I just discovered some interesting Google results. When I did a search on “British commander Iraq” there was a CNN link to a story British Army chief calls for Iraq pullout – CNN.com but when you click the link, the headline reads: Blair backs UK army chief on Iraq,
but the Cached link has the original headline: British Army chief calls for Iraq pullout
This is the same story according to Google, and the link , http://www.cnn.com/2006/WORLD/meast/10/13/iraq.general/index.html compared to the Google Cache link : cached link
So anybody returning to the CNN link will get a “new story”. And it IS definitely a totally different story. A quick comparison of the “cached” version to the present story linked at the same point of the original reveals a totally redone and repurposed story. The majority of the new story retains very little of the original, but has clearly “edited” it and interspersed “new material”. Am I understanding this correctly? Google has preserved the “original” page in cache. Is CNN caving here?

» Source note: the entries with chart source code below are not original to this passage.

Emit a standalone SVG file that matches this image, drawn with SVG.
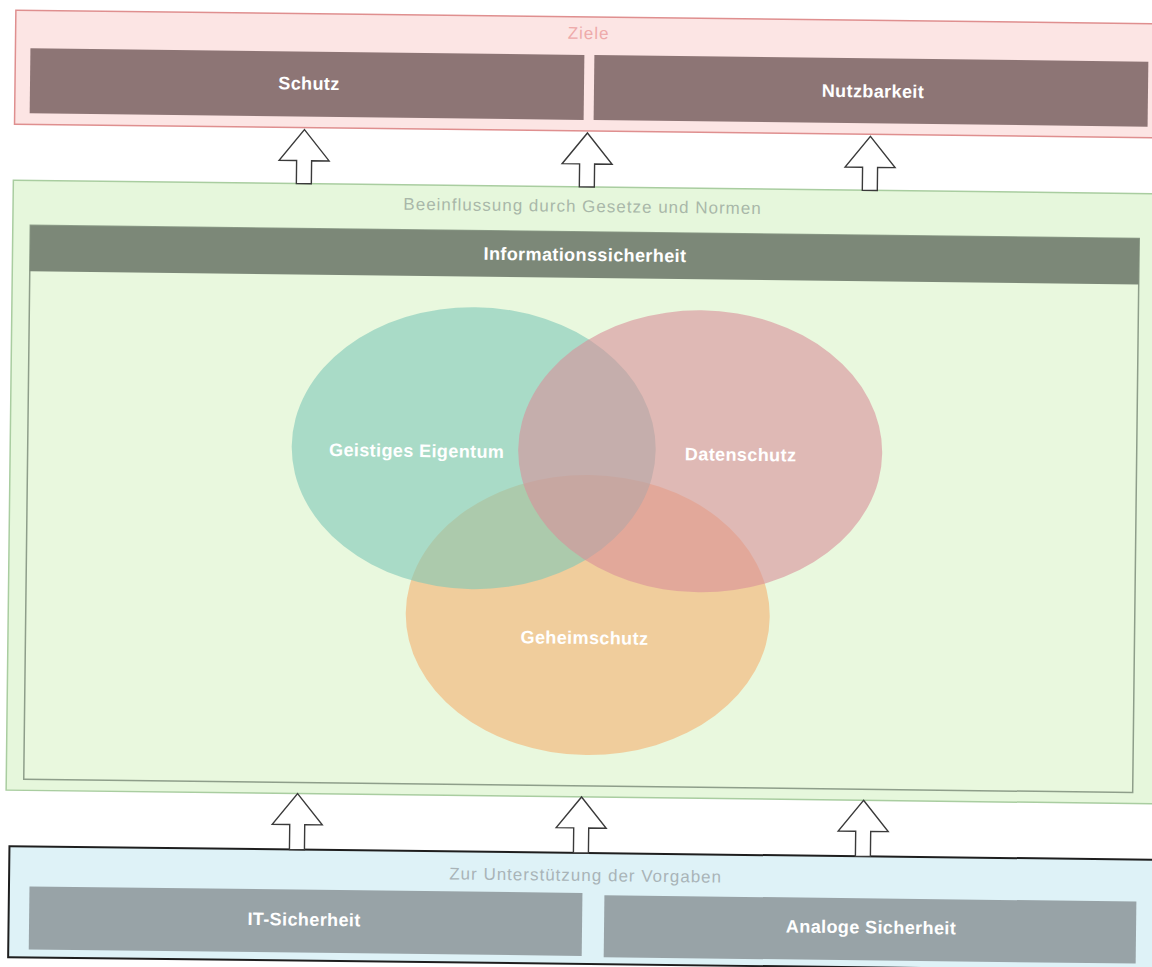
<svg xmlns="http://www.w3.org/2000/svg" width="1152" height="967" viewBox="0 0 1152 967">
<style>
.lbl{font-family:"Liberation Sans",Arial,sans-serif;font-weight:bold;font-size:18px;fill:#ffffff;text-anchor:middle;letter-spacing:0.4px}
.cap{font-family:"Liberation Sans",Arial,sans-serif;font-size:17px;text-anchor:middle;letter-spacing:1px}
.arrow{fill:#ffffff;stroke:#3a3a3a;stroke-width:1.4;stroke-linejoin:miter}
.venn{opacity:0.6}
</style>
<rect x="0" y="0" width="1152" height="967" fill="#ffffff"/>
<g transform="rotate(0.68)">
  <g id="ziele">
    <rect x="16" y="10" width="1160" height="114" fill="#fce5e4" stroke="#df8f8f" stroke-width="1.5"/>
    <text class="cap" x="589" y="32" fill="#eeaaaa">Ziele</text>
  </g>
  <g id="schutz">
    <rect x="31" y="48" width="554" height="65" fill="#8d7575"/>
    <text class="lbl" x="310" y="86">Schutz</text>
  </g>
  <g id="nutzbarkeit">
    <rect x="595" y="48" width="554" height="65" fill="#8d7575"/>
    <text class="lbl" x="874" y="87">Nutzbarkeit</text>
  </g>
  <g id="gesetze">
    <rect x="15.5" y="180" width="1160" height="610" fill="#e6f7dc" stroke="#a9cda0" stroke-width="1.5"/>
    <text class="cap" x="585" y="205" fill="#a9b7a9">Beeinflussung durch Gesetze und Normen</text>
  </g>
  <g id="informationssicherheit">
    <rect x="33" y="225" width="1109" height="554" fill="#e9f8de" stroke="#8e9e8a" stroke-width="1.5"/>
    <rect x="33" y="225" width="1109" height="46" fill="#7c8878"/>
    <text class="lbl" x="588" y="254">Informationssicherheit</text>
  </g>
  <g id="venn">
    <g id="geheimschutz">
      <ellipse class="venn" cx="595" cy="608" rx="182" ry="140" fill="#f5b070"/>
    </g>
    <g id="geistiges-eigentum">
      <ellipse class="venn" cx="479" cy="442.5" rx="182" ry="141" fill="#7fc8b8"/>
    </g>
    <g id="datenschutz">
      <ellipse class="venn" cx="705.5" cy="443" rx="182" ry="141" fill="#d88f9a"/>
    </g>
    <text class="lbl" x="422" y="452">Geistiges Eigentum</text>
    <text class="lbl" x="746" y="452">Datenschutz</text>
    <text class="lbl" x="592" y="637">Geheimschutz</text>
  </g>
  <g id="vorgaben">
    <rect x="19.5" y="846" width="1160" height="111" fill="#def2f7" stroke="#1e1e1e" stroke-width="2"/>
    <text class="cap" x="596" y="874" fill="#a9b4b8">Zur Unterstützung der Vorgaben</text>
  </g>
  <g id="it-sicherheit">
    <rect x="40" y="886" width="553" height="63" fill="#98a3a7"/>
    <text class="lbl" x="315" y="922">IT-Sicherheit</text>
  </g>
  <g id="analoge-sicherheit">
    <rect x="615" y="888" width="532" height="62" fill="#98a3a7"/>
    <text class="lbl" x="882" y="923">Analoge Sicherheit</text>
  </g>
  <g id="connectors">
    <path class="arrow" d="M306,126 L331,157 L313.5,157 L313.5,180 L298.5,180 L298.5,157 L281,157 Z"/>
    <path class="arrow" d="M589,126 L614,157 L596.5,157 L596.5,180 L581.5,180 L581.5,157 L564,157 Z"/>
    <path class="arrow" d="M872,126 L897,157 L879.5,157 L879.5,180 L864.5,180 L864.5,157 L847,157 Z"/>
    <path class="arrow" d="M307,790 L332,821 L314.5,821 L314.5,846 L299.5,846 L299.5,821 L282,821 Z"/>
    <path class="arrow" d="M591,790 L616,821 L598.5,821 L598.5,846 L583.5,846 L583.5,821 L566,821 Z"/>
    <path class="arrow" d="M873,790 L898,821 L880.5,821 L880.5,846 L865.5,846 L865.5,821 L848,821 Z"/>
  </g>
</g>
</svg>
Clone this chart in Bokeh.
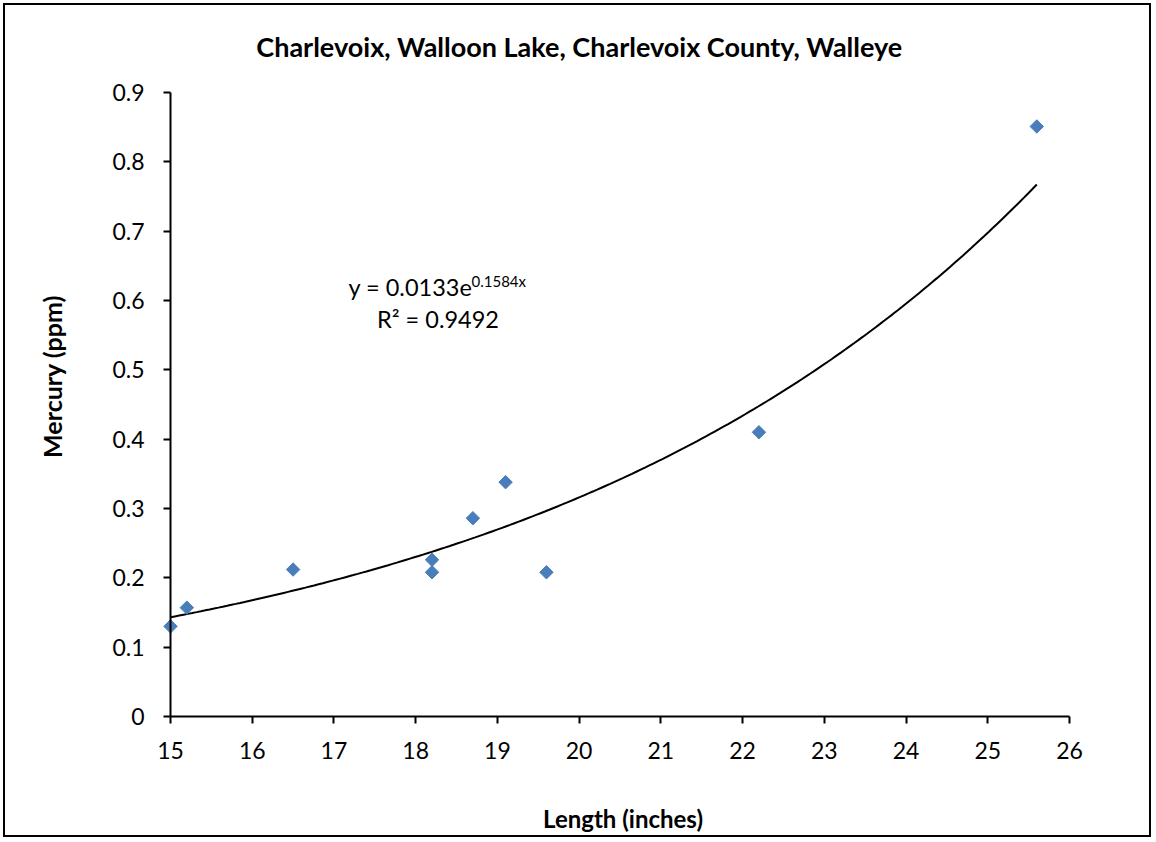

I tend to think this is irresponsible journalism. If this were a newspaper or magazine, they would simply have to cover the “clarifications” as a new story. To REPLACE the story with a totally different one is unethical journalism. The Google Cached link to this story is rather revealing, I think. And yes, it certainly seems that there was pressure on CNN and no doubt other media.
Maybe they do this regularly. I think it is a bad journalistic practice.